Will you output the lines between the ones holding "Emit a Python" and "Serif, Times New", inclusive, exactly as they stand, and only those lines, with the pictures left out?

>> start THE INPUT

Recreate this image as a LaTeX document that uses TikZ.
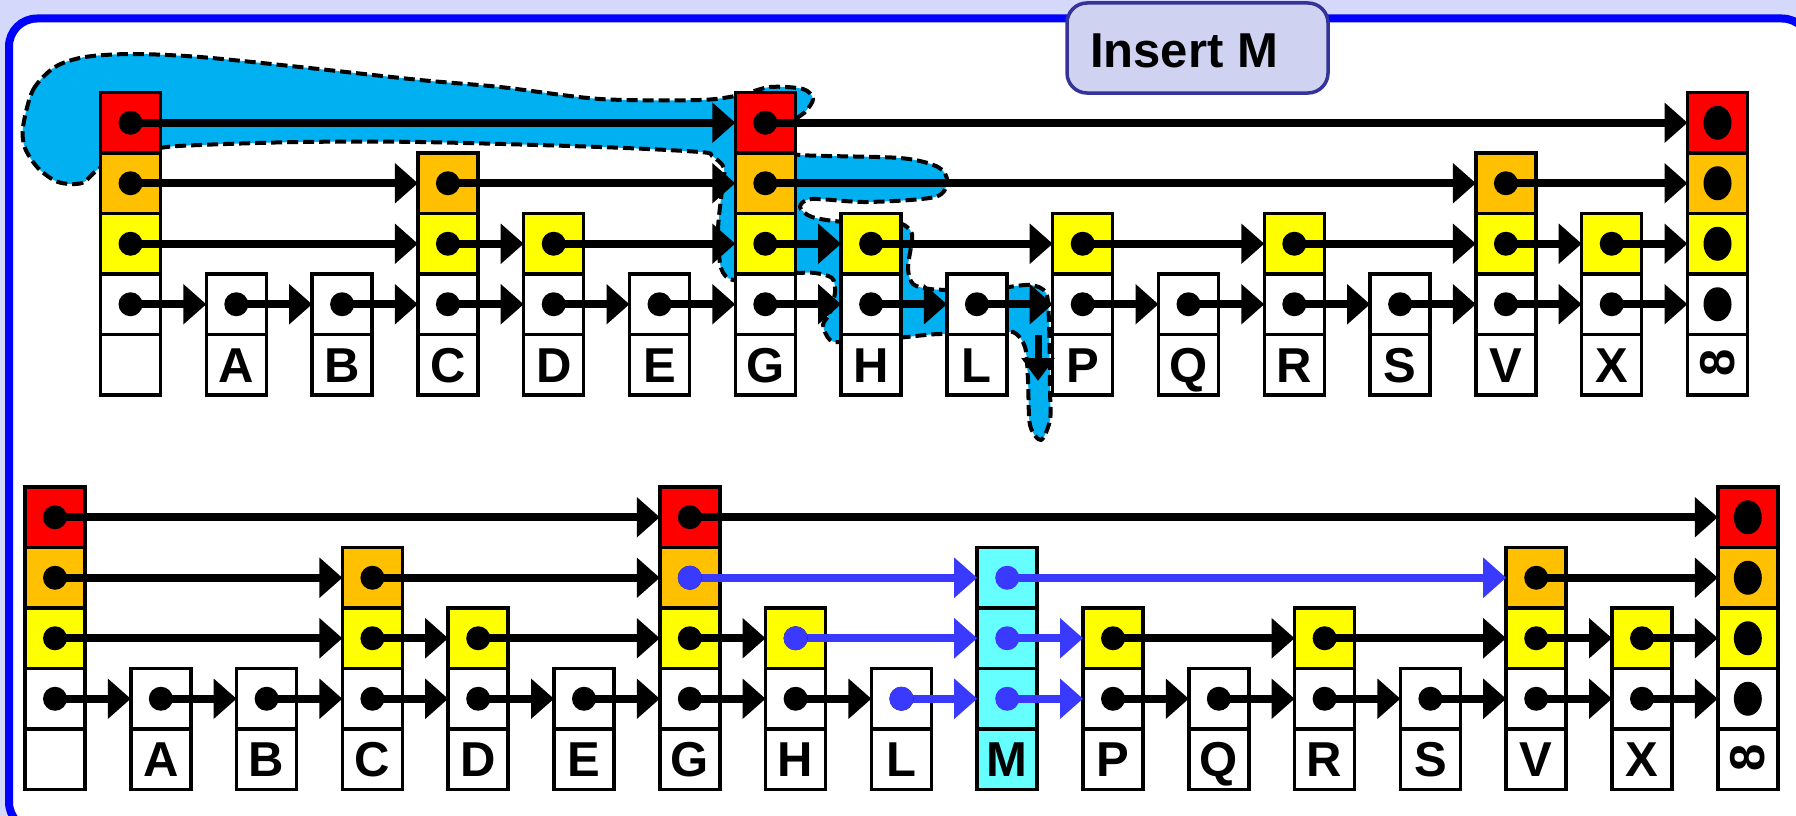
\documentclass[tikz,border=0pt]{standalone}
\usepackage{fontspec}
\setmainfont{Liberation Sans}
\usetikzlibrary{arrows.meta}
\definecolor{bgl}{RGB}{212,217,251}
\definecolor{frameblue}{RGB}{0,0,255}
\definecolor{titlefill}{RGB}{208,210,242}
\definecolor{titledraw}{RGB}{51,51,153}
\definecolor{cred}{RGB}{255,0,0}
\definecolor{corange}{RGB}{255,192,0}
\definecolor{cyellow}{RGB}{255,255,0}
\definecolor{ccyan}{RGB}{102,255,255}
\definecolor{cblue}{RGB}{58,58,255}
\definecolor{blobc}{RGB}{0,176,240}
\newcommand\infsym{\raisebox{5.5pt}{\rotatebox{90}{8}}}
% #1 prefix, #2 index, #3 x, #4 ytop, #5 levels, #6 label
\newcommand\mkcol[6]{%
  \node[cell,fill=white] (#1#2-0) at (#3,#4+272.25) {#6};
  \node[cell,fill=white] (#1#2-1) at (#3,#4+211.75) {};
  \ifnum#5>1 \node[cell,fill=cyellow] (#1#2-2) at (#3,#4+151.25) {};\fi
  \ifnum#5>2 \node[cell,fill=corange] (#1#2-3) at (#3,#4+90.75) {};\fi
  \ifnum#5>3 \node[cell,fill=cred] (#1#2-4) at (#3,#4+30.25) {};\fi
}
\begin{document}
\begin{tikzpicture}[x=1pt,y=-1pt,
  cell/.style={draw=black, line width=3.5pt, minimum width=60pt, minimum height=60.5pt,
    inner sep=0pt, outer sep=0pt, font=\fontsize{49}{49}\selectfont\bfseries,
    text height=35pt, text depth=0pt},
  arr/.style={line width=8pt, -{Triangle[length=23pt,width=39pt]}},
  barr/.style={arr, draw=cblue},
  dot/.style={fill=black},
  bdot/.style={fill=cblue},
  blob/.style={fill=blobc, draw=black, line width=4pt, dash pattern=on 11pt off 5pt},
  titlebox/.style={draw=titledraw, fill=titlefill, line width=3.5pt, rounded corners=20pt,
    minimum width=261pt, minimum height=90pt, inner sep=0pt},
  titletext/.style={inner sep=0pt, font=\fontsize{49}{49}\selectfont\bfseries,
    text height=35pt, text depth=0pt}
]
\useasboundingbox (0,0) rectangle (1796,816);
\clip (0,0) rectangle (1796,816);
\fill[bgl] (0,0) rectangle (1796,816);
\draw[frameblue, fill=white, line width=8pt, rounded corners=28pt] (9,18.5) rectangle (1810,830);
\node[titlebox] (title) at (1197.5,48) {};
\node[titletext] (titlelbl) at (1184,49.5) {Insert M};

% search path blob
\draw[blob] plot[smooth cycle, tension=0.5] coordinates {
 (23,127) (33,90) (55,67) (85,57) (133,54) (200,57) (300,67) (420,80) (500,87)
 (600,99) (700,100) (740,95) (770,87) (803,89) (813,99) (805,112) (790,125)
 (790,148) (800,155) (900,158) (938,167) (947,181) (935,197) (867,202) (812,199)
 (800,207) (812,217) (845,222) (895,222) (910,230) (912,240) (908,268) (913,284)
 (930,289) (960,290) (1000,288) (1030,285) (1046,293) (1049,323) (1050,390)
 (1050,420) (1041,440) (1030,425) (1028,380) (1025,347) (1013,332) (990,335)
 (940,334) (907,337) (895,338) (845,342) (830,340) (823,325) (830,313) (835,292)
 (832,278) (815,273) (797,273) (760,275) (733,280) (721,268) (718,230) (722,190)
 (724,168) (712,156) (700,152) (600,147) (420,142) (300,142) (200,145) (160,148)
 (130,158) (100,168) (82,183) (58,182) (38,168) (25,148)};

% ---------- top list ----------
\foreach \i/\lv/\lab in {0/4/{},1/1/A,2/1/B,3/3/C,4/2/D,5/1/E,6/4/G,7/2/H,8/1/L,9/2/P,10/1/Q,11/2/R,12/1/S,13/3/V,14/2/X,15/4/\infsym} {
  \pgfmathsetmacro\cx{130.5+105.8*\i}
  \mkcol{T}{\i}{\cx}{92.5}{\lv}{\lab}
}
\foreach \a/\b/\l in {0/6/4,6/15/4,0/3/3,3/6/3,6/13/3,13/15/3,0/3/2,3/4/2,4/6/2,6/7/2,7/9/2,9/11/2,11/13/2,13/14/2,14/15/2} {
  \draw[arr] (T\a-\l.center) -- (T\b-\l.west);
}
\foreach \a in {0,...,14} {
  \pgfmathtruncatemacro\b{\a+1}
  \draw[arr] (T\a-1.center) -- (T\b-1.west);
}
\foreach \i/\lv in {0/4,1/1,2/1,3/3,4/2,5/1,6/4,7/2,8/1,9/2,10/1,11/2,12/1,13/3,14/2} {
  \foreach \l in {1,...,\lv} { \fill[dot] (T\i-\l.center) circle[radius=12pt]; }
}
\foreach \l in {1,...,4} { \fill[dot] (T15-\l.center) ellipse[x radius=14pt, y radius=17pt]; }
\coordinate (dstart) at (1038,335);
\coordinate (dend) at (1038,381);
\draw[line width=7pt, -{Triangle[length=23pt,width=32pt]}] (dstart) -- (dend);

% ---------- bottom list ----------
\foreach \i/\lv/\lab in {0/4/{},1/1/A,2/1/B,3/3/C,4/2/D,5/1/E,6/4/G,7/2/H,8/1/L,10/2/P,11/1/Q,12/2/R,13/1/S,14/3/V,15/2/X,16/4/\infsym} {
  \pgfmathsetmacro\cx{55+105.8*\i}
  \mkcol{B}{\i}{\cx}{487}{\lv}{\lab}
}
\node[cell,fill=ccyan] (B9-0) at (1007.2,759.25) {M};
\node[cell,fill=ccyan] (B9-1) at (1007.2,698.75) {};
\node[cell,fill=ccyan] (B9-2) at (1007.2,638.25) {};
\node[cell,fill=ccyan] (B9-3) at (1007.2,577.75) {};

\foreach \a/\b/\l in {0/6/4,6/16/4,0/3/3,3/6/3,14/16/3,0/3/2,3/4/2,4/6/2,6/7/2,10/12/2,12/14/2,14/15/2,15/16/2,
  0/1/1,1/2/1,2/3/1,3/4/1,4/5/1,5/6/1,6/7/1,7/8/1,10/11/1,11/12/1,12/13/1,13/14/1,14/15/1,15/16/1} {
  \draw[arr] (B\a-\l.center) -- (B\b-\l.west);
}
\foreach \a/\b/\l in {6/9/3,9/14/3,7/9/2,9/10/2,8/9/1,9/10/1} {
  \draw[barr] (B\a-\l.center) -- (B\b-\l.west);
}
\foreach \i/\lv in {0/4,1/1,2/1,3/3,4/2,5/1,6/4,7/2,8/1,10/2,11/1,12/2,13/1,14/3,15/2} {
  \foreach \l in {1,...,\lv} { \fill[dot] (B\i-\l.center) circle[radius=12pt]; }
}
\foreach \n in {B6-3,B7-2,B8-1,B9-1,B9-2,B9-3} { \fill[bdot] (\n.center) circle[radius=12pt]; }
\foreach \l in {1,...,4} { \fill[dot] (B16-\l.center) ellipse[x radius=14pt, y radius=17pt]; }
\end{tikzpicture}
\end{document}
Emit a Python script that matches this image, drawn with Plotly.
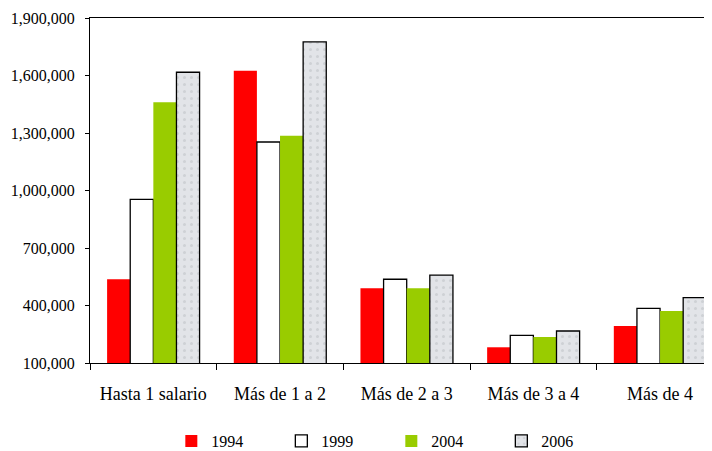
import plotly.graph_objects as go

categories = ["Hasta 1 salario", "Más de 1 a 2", "Más de 2 a 3", "Más de 3 a 4", "Más de 4"]
v1994 = [537000, 1625000, 490000, 182000, 293000]
v1999 = [954000, 1253000, 537000, 244000, 385000]
v2004 = [1460000, 1286000, 490000, 236000, 371000]
v2006 = [1617000, 1775000, 559000, 267000, 441000]
y_ticks = [100000, 400000, 700000, 1000000, 1300000, 1600000, 1900000]

FONT = "Liberation Serif, Times New Roman, serif"

fig = go.Figure()
fig.add_trace(go.Bar(name="1994", x=categories, y=v1994,
                     marker=dict(color="#ff0000", line=dict(width=0))))
fig.add_trace(go.Bar(name="1999", x=categories, y=v1999,
                     marker=dict(color="#ffffff", line=dict(color="#000000", width=1.3))))
fig.add_trace(go.Bar(name="2004", x=categories, y=v2004,
                     marker=dict(color="#99cc00", line=dict(width=0))))
fig.add_trace(go.Bar(name="2006", x=categories, y=v2006,
                     marker=dict(color="#dcdfe3", line=dict(color="#000000", width=1.3),
                                 pattern=dict(shape=".", fgcolor="#b9bdc2", bgcolor="#e2e4e8",
                                              size=7, solidity=0.15))))

fig.update_layout(
    width=704, height=443,
    margin=dict(l=82, r=0, t=10, b=88, autoexpand=False),
    paper_bgcolor="white", plot_bgcolor="white",
    font=dict(family=FONT, size=16, color="#000000"),
    barmode="group", bargap=0.27, bargroupgap=0,
    showlegend=True,
    legend=dict(orientation="h", x=0.232, xref="container", xanchor="left",
                y=0.0226, yanchor="middle", yref="container",
                entrywidth=65, entrywidthmode="pixels",
                font=dict(family=FONT, size=16, color="#000000"),
                itemwidth=30, traceorder="normal"),
)
fig.update_xaxes(
    range=[-0.5, 4.41], showline=True, linecolor="#000000", linewidth=1.2,
    mirror=True, ticks="outside", tickson="boundaries", ticklen=6,
    tickcolor="#000000", showgrid=False, ticklabelstandoff=14,
    tickfont=dict(family=FONT, size=18, color="#000000"),
)
fig.update_yaxes(
    range=[100000, 1900000], tickvals=y_ticks, tickformat=",d",
    showline=True, linecolor="#000000", linewidth=1.2,
    ticks="outside", ticklen=4, tickcolor="#000000", showgrid=False,
    zeroline=False, ticklabelstandoff=7,
    tickfont=dict(family=FONT, size=16, color="#000000"),
)

fig.write_html("out.html")
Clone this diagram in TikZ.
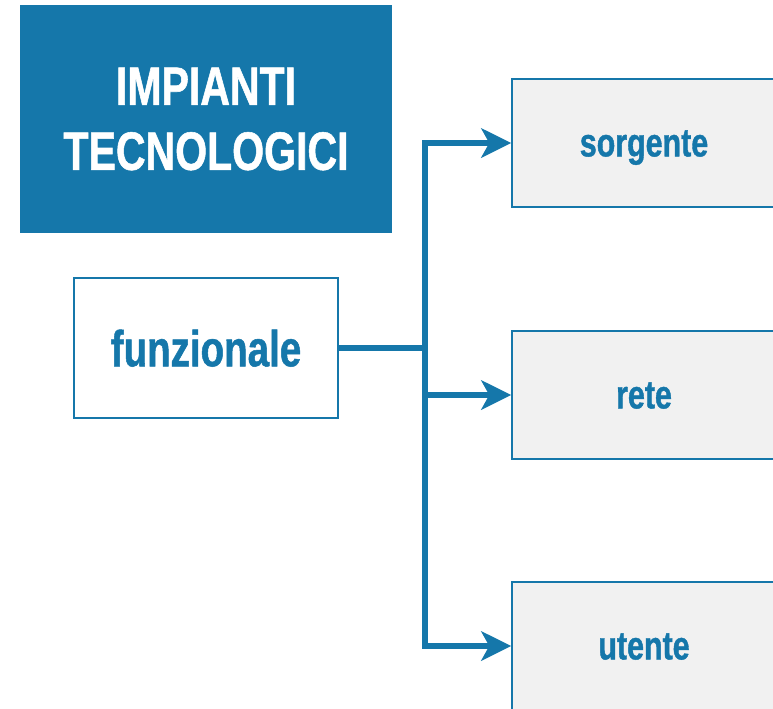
\documentclass[tikz,border=0pt]{standalone}
\usepackage{fontspec}
\setmainfont{Liberation Sans}[FakeStretch=0.76,BoldFeatures={FakeBold=1}]
\usetikzlibrary{arrows.meta}
\definecolor{impblue}{HTML}{1577AA}
\definecolor{boxgray}{HTML}{F1F1F1}

\begin{document}
\begin{tikzpicture}[x=0.75pt,y=-0.75pt]
		\useasboundingbox (0,0) rectangle (773,708);

		\begin{scope}[every node/.style={rectangle,draw=impblue,line width=1.1pt,text=impblue,
					minimum width=198pt,minimum height=96pt},
					item/.style={text height=21.6pt,text depth=1.5pt,font=\bfseries\fontsize{30}{36}\selectfont}]
			\node[fill=impblue,text=white,align=center,minimum width=277.5pt,minimum height=169.5pt,
				font=\bfseries\fontsize{40.5}{48.75}\selectfont] (Title) at (206,119) {IMPIANTI\\TECNOLOGICI};
			\node[fill=white,minimum height=105pt,text height=27.4pt,text depth=0pt,
				font=\bfseries\fontsize{38}{44}\selectfont] (Funz) at (206,348) {funzionale};
			\node[item,fill=boxgray] (Sorg) at (644,143) {sorgente};
			\node[item,fill=boxgray] (Rete) at (644,395) {rete};
			\node[item,fill=boxgray] (Uten) at (644,646) {utente};
		\end{scope}

		\coordinate (J) at (425,348);

		\begin{scope}[>={Stealth[length=22.5pt,width=22pt,inset=6pt]},
					link/.style={draw=impblue,line width=3.9pt}]
			\draw [link] (Funz) -- (J);
			\draw [link,->] (J) |- (Sorg);
			\draw [link,->] (J) |- (Rete);
			\draw [link,->] (J) |- (Uten);
		\end{scope}
	\end{tikzpicture}
\end{document}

>> end THE INPUT

◆ FINISHED ANSWER
Emit a Python script that matches this image, drawn with Plotly.
import plotly.graph_objects as go

categories = ["Hasta 1 salario", "Más de 1 a 2", "Más de 2 a 3", "Más de 3 a 4", "Más de 4"]
v1994 = [537000, 1625000, 490000, 182000, 293000]
v1999 = [954000, 1253000, 537000, 244000, 385000]
v2004 = [1460000, 1286000, 490000, 236000, 371000]
v2006 = [1617000, 1775000, 559000, 267000, 441000]
y_ticks = [100000, 400000, 700000, 1000000, 1300000, 1600000, 1900000]

FONT = "Liberation Serif, Times New Roman, serif"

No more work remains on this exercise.